Prohibido el Cante, 2000, video performance, 6:20 min
In her works, Pilar Albarracín undermines the anthropological roots of her Spanish identity and culture. Via humor and cynicism she criticizes and subverts prevalent hackneyed myths. The video performance Prohibido el Cante (‘Singing Prohibited’) alludes to various aspects of Spanish history and Andalusian culture to which the artist belongs. In a typical tavern, alongside a guitarist, the artist emerges as a flamenco singer, wearing a flamenco dress in camouflage colors, with coquettish earrings and heavy make-up. When she starts singing, desperate cries come out of her throat, like a wordless lamentation breaking out of the body and intensifying until it reaches a peak. At that moment the artist pulls out a knife, wounds her body, tears her heart out and throws it on the floor before the cheering audience. She is carried into the song, radicalizing the drama and constructing an erotic, sexual figure that moans in pain to the bitter end, where she gives her heart and sacrifices herself.
Pulling out the heart – the most protected, internal, intimate organ – is akin to the eradication of emotion. Albarracín is determined to fight the roots of her pain to the point of self-sacrifice. The military dress with the camouflage print likewise illustrates the spirit of struggle and rebellion emerging from tradition, but the sacrifice and struggle can also be read as defiance and ridicule of flamenco culture, and as criticism of its extroverted, stormy nature and demanding claims.
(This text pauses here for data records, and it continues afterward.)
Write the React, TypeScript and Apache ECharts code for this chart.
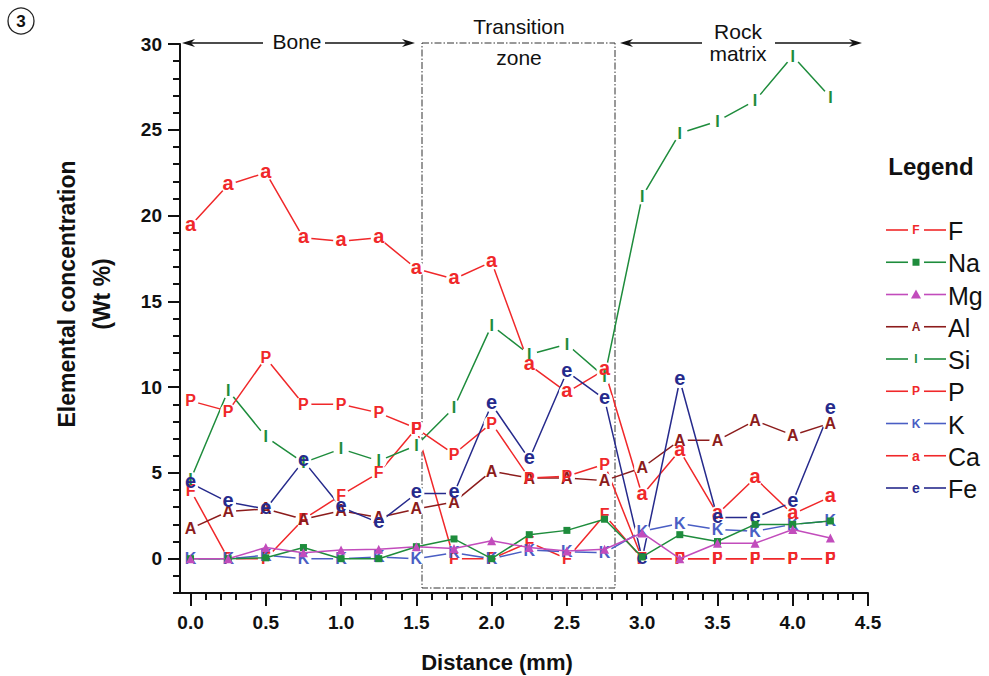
import React, { useEffect, useRef } from 'react';
import * as echarts from 'echarts';

// ---- data ----
const distance = [0, 0.25, 0.5, 0.75, 1.0, 1.25, 1.5, 1.75, 2.0, 2.25, 2.5, 2.75, 3.0, 3.25, 3.5, 3.75, 4.0, 4.25];
const F = [4.0, 0, 0, 2.3, 3.7, 5.0, 7.6, 0, 0, 0.95, 0, 2.55, 0, 0, 0, 0, 0, 0];
const Na = [0, 0, 0.05, 0.65, 0, 0, 0.7, 1.15, 0, 1.4, 1.65, 2.3, 0.1, 1.4, 1.0, 2.0, 2.0, 2.2];
const Mg = [0, 0, 0.65, 0.35, 0.5, 0.55, 0.7, 0.6, 1.05, 0.65, 0.45, 0.55, 1.5, 0, 0.9, 0.9, 1.7, 1.2];
const Al = [1.75, 2.75, 2.9, 2.3, 2.8, 2.4, 2.9, 3.3, 5.1, 4.7, 4.7, 4.55, 5.3, 6.9, 6.9, 8.05, 7.2, 7.9];
const Si = [4.6, 9.8, 7.1, 5.6, 6.4, 5.7, 6.6, 8.8, 13.6, 11.9, 12.5, 10.6, 21.1, 24.8, 25.5, 26.7, 29.3, 26.9];
const P = [9.2, 8.6, 11.7, 9.0, 9.0, 8.5, 7.6, 6.1, 7.9, 4.7, 4.8, 5.5, 0, 0, 0, 0, 0, 0];
const K = [0, 0, 0.2, 0, 0, 0.1, 0, 0.35, 0, 0.5, 0.4, 0.35, 1.6, 2.05, 1.7, 1.6, 2.0, 2.2];
const Ca = [19.4, 21.8, 22.5, 18.7, 18.5, 18.7, 16.9, 16.3, 17.3, 11.3, 9.7, 11.0, 3.7, 6.3, 2.6, 4.7, 2.6, 3.6];
const Fe = [4.4, 3.3, 2.9, 5.7, 3.0, 2.1, 3.8, 3.8, 9.0, 5.8, 10.9, 9.3, 0, 10.4, 2.4, 2.4, 3.3, 8.7];

const xMajorTicks = [0, 0.5, 1.0, 1.5, 2.0, 2.5, 3.0, 3.5, 4.0, 4.5];
const xMinorTicks = [0, 0.1, 0.2, 0.3, 0.4, 0.5, 0.6, 0.7, 0.8, 0.9, 1.0, 1.1, 1.2, 1.3, 1.4, 1.5, 1.6, 1.7, 1.8, 1.9, 2.0, 2.1, 2.2, 2.3, 2.4, 2.5, 2.6, 2.7, 2.8, 2.9, 3.0, 3.1, 3.2, 3.3, 3.4, 3.5, 3.6, 3.7, 3.8, 3.9, 4.0, 4.1, 4.2, 4.3, 4.4, 4.5];
const yMajorTicks = [0, 5, 10, 15, 20, 25, 30];
const yMinorTicks = [-2, -1, 0, 1, 2, 3, 4, 5, 6, 7, 8, 9, 10, 11, 12, 13, 14, 15, 16, 17, 18, 19, 20, 21, 22, 23, 24, 25, 26, 27, 28, 29, 30];

const FONT = 'Liberation Sans, Arial, Helvetica, sans-serif';
const RED = '#f0282a';
const GREEN = '#1e8c3c';
const MAGENTA = '#c24cbc';
const DARKRED = '#8c1c1c';
const BLUE = '#4a5ec4';
const NAVY = '#262a8c';

type Def = { name: string; values: number[]; color: string; letter?: string; shape?: string; lower?: boolean; z?: number };
const defs: Def[] = [
  { name: 'F', values: F, color: RED, letter: 'F' },
  { name: 'Na', values: Na, color: GREEN, shape: 'rect', z: 4 },
  { name: 'Mg', values: Mg, color: MAGENTA, shape: 'triangle', z: 4 },
  { name: 'Al', values: Al, color: DARKRED, letter: 'A' },
  { name: 'Si', values: Si, color: GREEN, letter: 'I' },
  { name: 'P', values: P, color: RED, letter: 'P' },
  { name: 'K', values: K, color: BLUE, letter: 'K' },
  { name: 'Ca', values: Ca, color: RED, letter: 'a', lower: true },
  { name: 'Fe', values: Fe, color: NAVY, letter: 'e', lower: true },
];

function arrowHead(tipX: number, y: number, dir: number, color: string) {
  const L = 13;
  const H = 4;
  return {
    type: 'polygon',
    shape: { points: [[tipX, y], [tipX - dir * L, y - H], [tipX - dir * (L - 4), y], [tipX - dir * L, y + H]] },
    style: { fill: color },
    silent: true,
  };
}

function hline(x1: number, x2: number, y: number, color: string, w = 1.3) {
  return { type: 'line', shape: { x1, y1: y, x2, y2: y }, style: { stroke: color, lineWidth: w }, silent: true };
}

function txt(x: number, y: number, text: string, size: number, weight: string, color = '#111', align = 'center') {
  return {
    type: 'text',
    x,
    y,
    silent: true,
    style: {
      text,
      fill: color,
      font: `${weight} ${size}px ${FONT}`,
      fontSize: size,
      fontWeight: weight,
      fontFamily: FONT,
      align,
      verticalAlign: 'middle',
      textAlign: align,
      textVerticalAlign: 'middle',
    },
  };
}

export default function App() {
  const ref = useRef<HTMLDivElement>(null);

  useEffect(() => {
    if (!ref.current) return;
    const chart = echarts.init(ref.current, undefined, { renderer: 'svg' });

    const series: any[] = defs.map((d) => {
      const data = distance.map((x, i) => [x, d.values[i]]);
      const base: any = {
        name: d.name,
        type: 'line',
        data,
        xAxisIndex: 0,
        yAxisIndex: 0,
        clip: false,
        z: d.z ?? 2,
        lineStyle: { color: d.color, width: 1.5 },
        emphasis: { disabled: true },
      };
      if (d.letter) {
        base.symbol = 'circle';
        base.symbolSize = 16;
        base.itemStyle = { color: '#ffffff', borderWidth: 0 };
        base.label = {
          show: true,
          position: 'inside',
          formatter: d.letter,
          color: d.color,
          fontFamily: FONT,
          fontWeight: 'bold',
          fontSize: d.lower ? 20 : 16,
          offset: d.lower ? [0, -2] : [0, 0],
        };
      } else {
        base.symbol = d.shape;
        base.symbolSize = d.shape === 'rect' ? 7 : 9;
        base.itemStyle = { color: d.color };
      }
      return base;
    });

    // legend drawn with graphics
    const legendEls: any[] = [txt(931, 166, 'Legend', 24, 'bold', '#111')];
    defs.forEach((d, i) => {
      const y = 230 + i * 32.25;
      legendEls.push(hline(886, 908, y, d.color, 1.6));
      legendEls.push(hline(924, 946, y, d.color, 1.6));
      if (d.letter) {
        legendEls.push(txt(916, y, d.letter, d.lower ? 14 : 12, 'bold', d.color));
      } else if (d.shape === 'rect') {
        legendEls.push({ type: 'rect', shape: { x: 912.5, y: y - 3.5, width: 7, height: 7 }, style: { fill: d.color }, silent: true });
      } else {
        legendEls.push({ type: 'polygon', shape: { points: [[916, y - 5], [921, y + 4], [911, y + 4]] }, style: { fill: d.color }, silent: true });
      }
      legendEls.push(txt(948, y + 1, d.name, 25, 'normal', '#111', 'left'));
    });

    const graphics: any[] = [
      { type: 'circle', shape: { cx: 21, cy: 21, r: 13 }, style: { fill: 'none', stroke: '#222', lineWidth: 1.3 }, silent: true },
      txt(21, 21, '3', 17, 'bold', '#111'),
      hline(190, 263, 43, '#111'),
      arrowHead(182, 43, -1, '#111'),
      txt(297, 41, 'Bone', 21, 'normal'),
      hline(325, 407, 43, '#111'),
      arrowHead(415, 43, 1, '#111'),
      {
        type: 'rect',
        shape: { x: 422, y: 43, width: 193, height: 545 },
        style: { fill: 'none', stroke: '#333', lineWidth: 1, lineDash: [7, 2, 1.5, 2] },
        silent: true,
      },
      txt(519, 26, 'Transition', 21, 'normal'),
      txt(519, 57, 'zone', 21, 'normal'),
      hline(628, 702, 43, '#111'),
      arrowHead(620, 43, -1, '#111'),
      txt(738, 31, 'Rock', 21, 'normal'),
      txt(738, 53, 'matrix', 21, 'normal'),
      hline(775, 854, 43, '#111'),
      arrowHead(862, 43, 1, '#111'),
      {
        type: 'text',
        x: 84,
        y: 294,
        rotation: Math.PI / 2,
        silent: true,
        style: {
          text: 'Elemental concentration\n(Wt %)',
          fill: '#111',
          font: `bold 23px ${FONT}`,
          fontSize: 23,
          fontWeight: 'bold',
          fontFamily: FONT,
          lineHeight: 35,
          align: 'center',
          verticalAlign: 'middle',
          textAlign: 'center',
          textVerticalAlign: 'middle',
        },
      },
      txt(497, 662, 'Distance (mm)', 22, 'bold'),
      ...legendEls,
    ];

    const axisCommon = {
      type: 'value',
      splitLine: { show: false },
      axisPointer: { show: false },
    };

    chart.setOption({
      animation: false,
      backgroundColor: '#ffffff',
      grid: { left: 180, right: 121, top: 44, bottom: 83, containLabel: false },
      xAxis: [
        {
          ...axisCommon,
          position: 'bottom',
          min: -0.07,
          max: 4.5,
          axisLine: { show: true, onZero: false, lineStyle: { color: '#111', width: 2 } },
          axisTick: { show: true, length: 13, customValues: xMajorTicks, lineStyle: { color: '#111', width: 2 } },
          axisLabel: {
            show: true,
            customValues: xMajorTicks,
            formatter: (v: number) => v.toFixed(1),
            margin: 20,
            color: '#111',
            fontFamily: FONT,
            fontWeight: 'bold',
            fontSize: 19,
          },
        },
        {
          ...axisCommon,
          position: 'bottom',
          min: -0.07,
          max: 4.5,
          axisLine: { show: false, onZero: false },
          axisTick: { show: true, length: 7, customValues: xMinorTicks, lineStyle: { color: '#111', width: 2 } },
          axisLabel: { show: false },
        },
      ],
      yAxis: [
        {
          ...axisCommon,
          position: 'left',
          min: -2,
          max: 30,
          axisLine: { show: true, onZero: false, lineStyle: { color: '#111', width: 2 } },
          axisTick: { show: true, length: 12, customValues: yMajorTicks, lineStyle: { color: '#111', width: 2 } },
          axisLabel: {
            show: true,
            customValues: yMajorTicks,
            formatter: (v: number) => String(v),
            margin: 18,
            color: '#111',
            fontFamily: FONT,
            fontWeight: 'bold',
            fontSize: 19,
          },
        },
        {
          ...axisCommon,
          position: 'left',
          min: -2,
          max: 30,
          axisLine: { show: false, onZero: false },
          axisTick: { show: true, length: 7, customValues: yMinorTicks, lineStyle: { color: '#111', width: 2 } },
          axisLabel: { show: false },
        },
      ],
      series,
      graphic: graphics,
    });

    return () => {
      chart.dispose();
    };
  }, []);

  return (
    <div
      ref={ref}
      style={{ position: 'fixed', left: 0, top: 0, width: '989px', height: '676px', background: '#fff' }}
    />
  );
}
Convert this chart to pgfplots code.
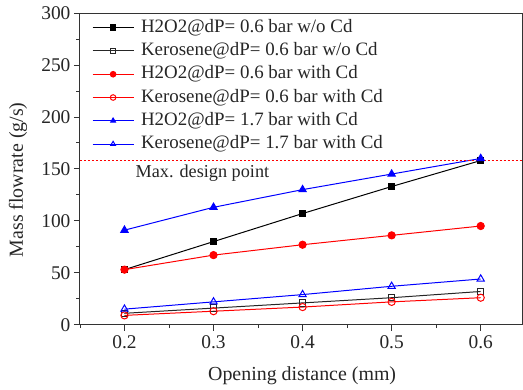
\documentclass[border=0pt]{standalone}
\usepackage{pgfplots}
\pgfplotsset{compat=1.18}
\usepackage{fontspec}
\setmainfont{Liberation Serif}
\begin{document}
\begin{tikzpicture}[x=1bp,y=1bp]
\begin{axis}[
  scale only axis,
  width=443bp, height=312bp,
  xmin=0.15, xmax=0.647,
  ymin=0, ymax=300,
  xtick={0.2,0.3,0.4,0.5,0.6},
  xticklabels={0.2,0.3,0.4,0.5,0.6},
  minor xtick={0.15,0.25,0.35,0.45,0.55},
  ytick={0,50,100,150,200,250,300},
  minor ytick={25,75,125,175,225,275},
  xtick pos=left, ytick pos=left,
  tick align=outside,
  major tick length=6bp, minor tick length=3.5bp,
  every tick/.style={black!80, line width=0.8pt},
  axis line style={line width=0.9pt, black!80},
  tick label style={font=\fontsize{19.5}{22}\selectfont, text=black!85},
  xticklabel style={yshift=-1bp},
  /pgf/number format/assume math mode=true,
  xlabel={Opening distance (mm)},
  ylabel={Mass flowrate (g/s)},
  label style={font=\fontsize{20}{22}\selectfont, text=black!85},
  xlabel style={at={(axis description cs:0.502,-0.163)}, anchor=center},
  ylabel style={at={(axis description cs:-0.140,0.465)}, anchor=center},
  legend style={draw=none, fill=none, at={(axis description cs:0,1)}, anchor=north west,
    xshift=12bp, yshift=-5.5bp, inner sep=0pt,
    font=\fontsize{19}{21}\selectfont, row sep=5.3bp, column sep=7bp,
    nodes={inner sep=0pt, text height=13.5bp, text depth=4.5bp, text=black!85}},
  legend cell align=left,
  legend image code/.code={\draw[#1] (0bp,0bp) -- (41bp,0bp); \draw[#1, only marks, mark size=2.8bp] plot coordinates {(20.5bp,0bp)};},
  every axis plot/.append style={line width=1pt},
]
\addplot[black, mark=square*, mark size=3.2bp, mark options={fill=black}] coordinates {(0.2,53) (0.3,80) (0.4,107) (0.5,133) (0.6,158)};
\addlegendentry{H2O2@dP= 0.6 bar w/o Cd}
\addplot[black!85, mark=square, mark size=3.2bp, mark options={fill=white}] coordinates {(0.2,11) (0.3,16) (0.4,21) (0.5,26) (0.6,32)};
\addlegendentry{Kerosene@dP= 0.6 bar w/o Cd}
\addplot[red, mark=*, mark size=3.6bp, mark options={fill=red}] coordinates {(0.2,53) (0.3,67) (0.4,77) (0.5,86) (0.6,95)};
\addlegendentry{H2O2@dP= 0.6 bar with Cd}
\addplot[red, mark=o, mark size=3.6bp, mark options={fill=white}] coordinates {(0.2,9) (0.3,13) (0.4,17) (0.5,22) (0.6,26)};
\addlegendentry{Kerosene@dP= 0.6 bar with Cd}
\addplot[blue, mark=triangle*, mark size=4.2bp, mark options={fill=blue}] coordinates {(0.2,91) (0.3,113) (0.4,130) (0.5,145) (0.6,160)};
\addlegendentry{H2O2@dP= 1.7 bar with Cd}
\addplot[blue, mark=triangle, mark size=4.2bp, mark options={fill=white}] coordinates {(0.2,15) (0.3,22) (0.4,29) (0.5,37) (0.6,44)};
\addlegendentry{Kerosene@dP= 1.7 bar with Cd}
\addplot[red, line width=0.6pt, dash pattern=on 2bp off 2bp, forget plot] coordinates {(0.15,158.5) (0.647,158.5)};
\node[font=\fontsize{18.3}{20}\selectfont, text=black!85, anchor=west, inner sep=0pt] at (axis cs:0.2123,146) {Max. design point};
\end{axis}
\path ([xshift=-80bp,yshift=-65bp]current axis.south west) rectangle ([yshift=13bp]current axis.north east);
\end{tikzpicture}
\end{document}
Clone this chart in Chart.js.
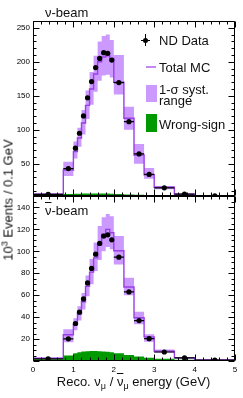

One may say that the ecstasy and exaggeration have ultimately led to the violent act and the body’s mutilation, but at the same time also brought about the therapeutic liberation and redeeming catharsis.
The tavern wall bears the inscription “Singing prohibited” from which the work takes its title. The prohibition refers to the era of Franco’s dictatorship over Spain from 1939 until his death in 1975. Franco strove for a unified, strong Spain; he objected to cultural diversity between communities and forcefully repressed distinguishing cultural peculiarities, such as language, customs, and any other element deviating from the Spanish hegemony. Thus he also censored and restricted the flamenco culture originating in Andalusia, in an attempt to minimize its eruptive nature and render it a banal, national folklorist art, and to prevent overly-merry gatherings, such as in taverns.